Has anyone ever done a method of Boiling their Cannabis to extract the Resin Oil? The theory is that when cooled the Oil sits on top of the water (basic physics)..

Any tips or input appreciated =)


----------



## XxNinjaxX (Apr 6, 2009)

Its only fan leaf im using - wouldnt waste a good bud on it..
Wat other methods do ppl use to get their sweet honey oil?


----------



## HomeGrown420baby (Apr 7, 2009)

i simmered 14grams of good weed with 2 cups of water 240grams of butter and a shot of vodka for 14hours then strained it..final product is canna butter is that what ur trying to do? to make honey oil stuff weed or leafs in a tube with a screen on one end and a airtight cork on the other drill a lil whole in the cork just big enough to fit the tip of a butane bottle in it..yes u use butane go to google and search up "honey oil butane method" directions will come up its the shitttt


----------



## Don Gin and Ton (Apr 7, 2009)

XxNinjaxX said:


> Has anyone ever done a method of Boiling their Cannabis to extract the Resin Oil? The theory is that when cooled the Oil sits on top of the water (basic physics)..
> 
> Any tips or input appreciated =)


thc is not water soluble, just boiling it will just reduce the bud to mush. thc needs fat to bond to, milk and butter.

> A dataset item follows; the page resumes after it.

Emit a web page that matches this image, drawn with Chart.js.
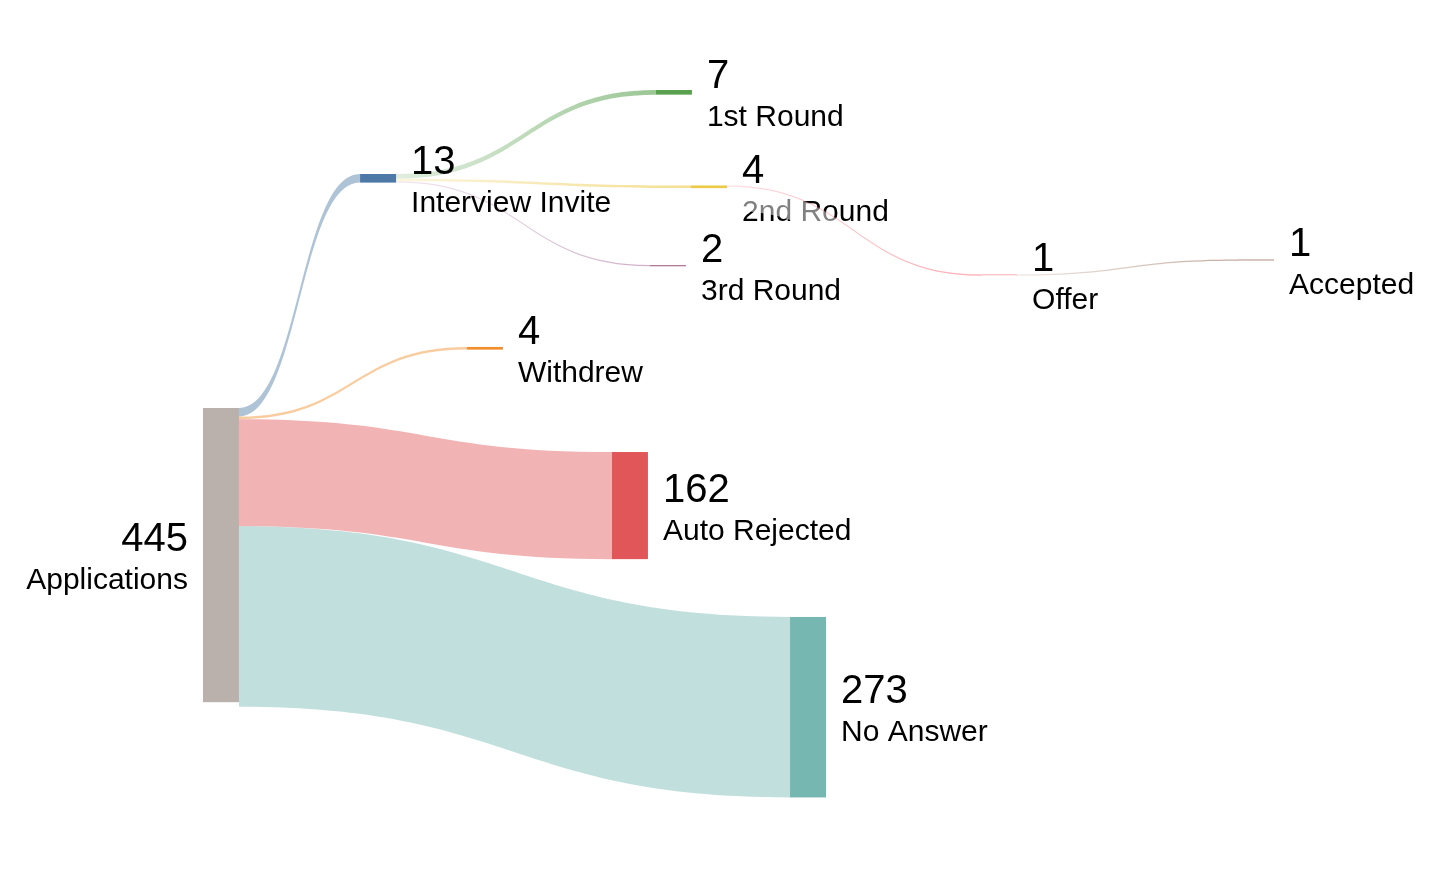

cannamilk we make is generally a pint of milk per person grind up however much herb you want to put in and simmer it for 20 mins NEVER boil. add a spoonfull of syrup or honey and strain the ganj out or leave it in up to you, but most of the thc will have bonded to the fat.


----------



## XxNinjaxX (Apr 7, 2009)

Not water soluble aye? Saves me alot of time, that sounds like an easy enough way to extract it, but wats the best way to strain it?
I did a small batch in the water and there is a layer of oil on top.. When it reflects light it gives off the rainbow shimmer of oil.. so im just drying it at the moment to see if wat im left with is any good - il keep u posted.


----------



## smppro (Apr 7, 2009)

Look for glycerol, just fill up a jar with weed, put in glycerol, close and shake everyday for 2 months i think there a thread, here
https://www.rollitup.org/subcools-old-school-organics/45008-glycerin-tincture-101-a.html
This same method was just in High Times so i would say its legit.


----------



## Don Gin and Ton (Apr 7, 2009)

XxNinjaxX said:


> Not water soluble aye? Saves me alot of time, that sounds like an easy enough way to extract it, but wats the best way to strain it?
> I did a small batch in the water and there is a layer of oil on top.. When it reflects light it gives off the rainbow shimmer of oil.. so im just drying it at the moment to see if wat im left with is any good - il keep u posted.


yup deffo not water soluble. aye let us know whether its any good ! i dunno if the oil will actually get you stoned or how you would extract it from the water mind?!?! as for straining it you could use a coffee filter a bit of muslin cloth or a fine sieve its really just to take the veg matter out of the milky liquid.


----------